- _WHAT IS EXPECTED_
From the listing below, select every line where the word "image" appears.

- _EXCERPTED DATA_
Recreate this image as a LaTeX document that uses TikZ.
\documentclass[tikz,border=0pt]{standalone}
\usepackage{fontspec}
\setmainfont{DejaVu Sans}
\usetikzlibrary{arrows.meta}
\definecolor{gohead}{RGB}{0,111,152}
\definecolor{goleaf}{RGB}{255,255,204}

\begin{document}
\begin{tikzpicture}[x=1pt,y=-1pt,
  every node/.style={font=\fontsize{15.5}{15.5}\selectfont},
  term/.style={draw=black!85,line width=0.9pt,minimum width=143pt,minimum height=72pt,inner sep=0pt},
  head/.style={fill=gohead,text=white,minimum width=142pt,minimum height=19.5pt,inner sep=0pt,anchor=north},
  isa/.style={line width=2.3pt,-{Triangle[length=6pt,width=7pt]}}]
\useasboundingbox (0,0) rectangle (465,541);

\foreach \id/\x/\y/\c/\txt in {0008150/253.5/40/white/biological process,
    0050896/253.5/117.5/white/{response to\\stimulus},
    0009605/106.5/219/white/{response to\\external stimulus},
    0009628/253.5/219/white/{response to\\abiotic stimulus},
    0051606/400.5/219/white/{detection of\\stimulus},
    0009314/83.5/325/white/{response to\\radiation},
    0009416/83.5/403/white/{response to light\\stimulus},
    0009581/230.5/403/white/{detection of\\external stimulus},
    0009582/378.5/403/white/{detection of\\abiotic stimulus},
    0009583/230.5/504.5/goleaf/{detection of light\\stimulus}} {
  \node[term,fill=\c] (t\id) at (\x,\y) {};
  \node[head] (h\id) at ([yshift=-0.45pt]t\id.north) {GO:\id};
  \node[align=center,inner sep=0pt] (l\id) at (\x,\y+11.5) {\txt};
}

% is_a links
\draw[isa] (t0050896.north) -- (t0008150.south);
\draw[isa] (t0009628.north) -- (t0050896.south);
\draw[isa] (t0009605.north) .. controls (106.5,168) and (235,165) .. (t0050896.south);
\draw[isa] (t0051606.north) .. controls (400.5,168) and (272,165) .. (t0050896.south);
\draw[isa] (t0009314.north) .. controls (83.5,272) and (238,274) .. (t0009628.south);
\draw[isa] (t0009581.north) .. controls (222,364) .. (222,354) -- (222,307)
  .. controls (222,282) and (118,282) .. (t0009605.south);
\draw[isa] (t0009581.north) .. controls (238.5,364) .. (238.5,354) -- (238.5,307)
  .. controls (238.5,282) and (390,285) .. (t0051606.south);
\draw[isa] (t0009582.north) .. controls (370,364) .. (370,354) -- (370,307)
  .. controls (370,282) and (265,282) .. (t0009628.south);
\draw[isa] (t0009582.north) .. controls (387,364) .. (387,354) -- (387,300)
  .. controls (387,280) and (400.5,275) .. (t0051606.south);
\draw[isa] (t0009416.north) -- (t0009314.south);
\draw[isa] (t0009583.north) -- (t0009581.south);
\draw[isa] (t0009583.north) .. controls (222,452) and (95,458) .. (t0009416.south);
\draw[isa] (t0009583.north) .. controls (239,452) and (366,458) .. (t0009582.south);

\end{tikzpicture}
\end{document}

--

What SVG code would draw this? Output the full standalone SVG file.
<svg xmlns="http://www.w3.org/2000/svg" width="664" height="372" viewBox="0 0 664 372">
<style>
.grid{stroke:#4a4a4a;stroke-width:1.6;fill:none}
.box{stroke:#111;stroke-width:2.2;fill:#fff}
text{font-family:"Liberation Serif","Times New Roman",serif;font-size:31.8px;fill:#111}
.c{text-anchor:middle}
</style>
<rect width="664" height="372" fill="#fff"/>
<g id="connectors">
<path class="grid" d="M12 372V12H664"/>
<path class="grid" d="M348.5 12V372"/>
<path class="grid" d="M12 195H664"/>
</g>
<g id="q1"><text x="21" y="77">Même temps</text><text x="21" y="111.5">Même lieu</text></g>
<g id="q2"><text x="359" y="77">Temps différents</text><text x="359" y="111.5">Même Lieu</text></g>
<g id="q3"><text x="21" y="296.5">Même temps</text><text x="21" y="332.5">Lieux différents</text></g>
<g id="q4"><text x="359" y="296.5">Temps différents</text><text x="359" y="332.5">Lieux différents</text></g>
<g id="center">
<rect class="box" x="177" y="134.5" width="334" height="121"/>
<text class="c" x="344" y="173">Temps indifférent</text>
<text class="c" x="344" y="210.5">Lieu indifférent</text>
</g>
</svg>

--

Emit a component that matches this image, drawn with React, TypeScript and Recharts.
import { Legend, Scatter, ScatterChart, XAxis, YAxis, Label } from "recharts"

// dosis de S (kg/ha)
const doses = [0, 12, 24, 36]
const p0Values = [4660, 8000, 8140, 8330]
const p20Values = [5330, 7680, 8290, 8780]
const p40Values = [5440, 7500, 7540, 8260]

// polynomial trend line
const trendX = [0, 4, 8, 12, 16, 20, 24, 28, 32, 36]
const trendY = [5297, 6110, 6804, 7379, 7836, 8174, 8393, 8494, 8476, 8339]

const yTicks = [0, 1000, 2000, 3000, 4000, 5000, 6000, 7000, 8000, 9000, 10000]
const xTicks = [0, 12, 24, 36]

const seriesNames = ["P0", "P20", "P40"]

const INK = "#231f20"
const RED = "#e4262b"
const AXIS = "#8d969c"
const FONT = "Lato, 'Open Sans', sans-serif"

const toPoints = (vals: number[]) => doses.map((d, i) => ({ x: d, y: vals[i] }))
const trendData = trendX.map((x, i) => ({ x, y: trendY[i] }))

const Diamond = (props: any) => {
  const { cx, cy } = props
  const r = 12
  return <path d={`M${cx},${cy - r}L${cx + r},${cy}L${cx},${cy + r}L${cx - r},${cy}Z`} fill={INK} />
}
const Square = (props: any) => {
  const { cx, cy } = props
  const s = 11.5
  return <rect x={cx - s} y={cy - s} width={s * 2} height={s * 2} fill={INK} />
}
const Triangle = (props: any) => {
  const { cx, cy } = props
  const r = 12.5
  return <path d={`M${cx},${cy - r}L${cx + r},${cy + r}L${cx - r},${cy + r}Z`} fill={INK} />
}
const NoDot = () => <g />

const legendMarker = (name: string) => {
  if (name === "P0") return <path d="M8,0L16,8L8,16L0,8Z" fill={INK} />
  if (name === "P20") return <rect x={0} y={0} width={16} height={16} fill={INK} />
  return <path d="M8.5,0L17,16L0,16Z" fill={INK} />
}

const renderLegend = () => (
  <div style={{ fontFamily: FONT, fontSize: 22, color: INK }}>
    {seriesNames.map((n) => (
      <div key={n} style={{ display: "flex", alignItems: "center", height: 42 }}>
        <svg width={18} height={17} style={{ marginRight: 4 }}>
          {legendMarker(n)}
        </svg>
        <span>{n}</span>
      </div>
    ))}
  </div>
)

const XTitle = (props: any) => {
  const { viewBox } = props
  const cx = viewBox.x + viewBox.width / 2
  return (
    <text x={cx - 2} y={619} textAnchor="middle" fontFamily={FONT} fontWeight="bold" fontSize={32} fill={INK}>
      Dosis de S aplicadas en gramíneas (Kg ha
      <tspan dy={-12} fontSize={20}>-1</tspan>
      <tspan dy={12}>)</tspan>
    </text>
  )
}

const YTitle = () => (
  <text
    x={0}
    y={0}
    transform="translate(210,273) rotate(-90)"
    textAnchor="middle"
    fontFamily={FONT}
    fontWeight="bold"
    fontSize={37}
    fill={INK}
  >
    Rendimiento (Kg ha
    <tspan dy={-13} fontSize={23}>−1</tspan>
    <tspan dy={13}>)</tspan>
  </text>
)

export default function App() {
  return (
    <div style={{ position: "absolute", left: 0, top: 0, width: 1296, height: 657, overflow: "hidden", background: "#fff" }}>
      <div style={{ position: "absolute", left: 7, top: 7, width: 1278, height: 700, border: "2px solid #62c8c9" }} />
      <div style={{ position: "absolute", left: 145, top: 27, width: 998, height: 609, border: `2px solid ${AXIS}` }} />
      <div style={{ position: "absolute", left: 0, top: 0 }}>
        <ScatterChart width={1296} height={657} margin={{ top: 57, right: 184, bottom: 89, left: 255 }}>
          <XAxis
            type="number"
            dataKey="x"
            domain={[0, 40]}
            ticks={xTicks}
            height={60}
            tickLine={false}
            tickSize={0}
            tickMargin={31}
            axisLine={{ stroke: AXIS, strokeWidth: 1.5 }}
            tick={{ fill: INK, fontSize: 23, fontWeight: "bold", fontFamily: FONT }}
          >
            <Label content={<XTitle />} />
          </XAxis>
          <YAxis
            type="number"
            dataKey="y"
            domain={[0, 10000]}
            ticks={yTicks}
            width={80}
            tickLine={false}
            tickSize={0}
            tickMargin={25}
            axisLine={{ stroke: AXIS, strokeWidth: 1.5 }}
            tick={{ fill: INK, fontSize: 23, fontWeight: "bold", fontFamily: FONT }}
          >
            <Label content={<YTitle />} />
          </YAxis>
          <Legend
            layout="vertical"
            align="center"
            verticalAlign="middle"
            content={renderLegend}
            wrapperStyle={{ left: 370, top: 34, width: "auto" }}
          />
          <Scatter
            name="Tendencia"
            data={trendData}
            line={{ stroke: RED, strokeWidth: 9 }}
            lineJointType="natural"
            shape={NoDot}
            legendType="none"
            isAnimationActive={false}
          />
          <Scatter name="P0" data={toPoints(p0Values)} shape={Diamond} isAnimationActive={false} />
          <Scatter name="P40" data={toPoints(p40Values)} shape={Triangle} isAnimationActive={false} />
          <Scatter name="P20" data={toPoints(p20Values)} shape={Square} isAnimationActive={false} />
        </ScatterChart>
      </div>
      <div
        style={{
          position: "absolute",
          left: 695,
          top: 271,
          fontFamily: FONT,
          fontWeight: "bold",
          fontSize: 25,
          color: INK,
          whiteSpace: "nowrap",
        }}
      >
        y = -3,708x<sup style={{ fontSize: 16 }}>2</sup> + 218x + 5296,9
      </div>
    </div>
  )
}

- _SOLUTION TO THIS PROBLEM_
Recreate this image as a LaTeX document that uses TikZ.
Emit a component that matches this image, drawn with React, TypeScript and Recharts.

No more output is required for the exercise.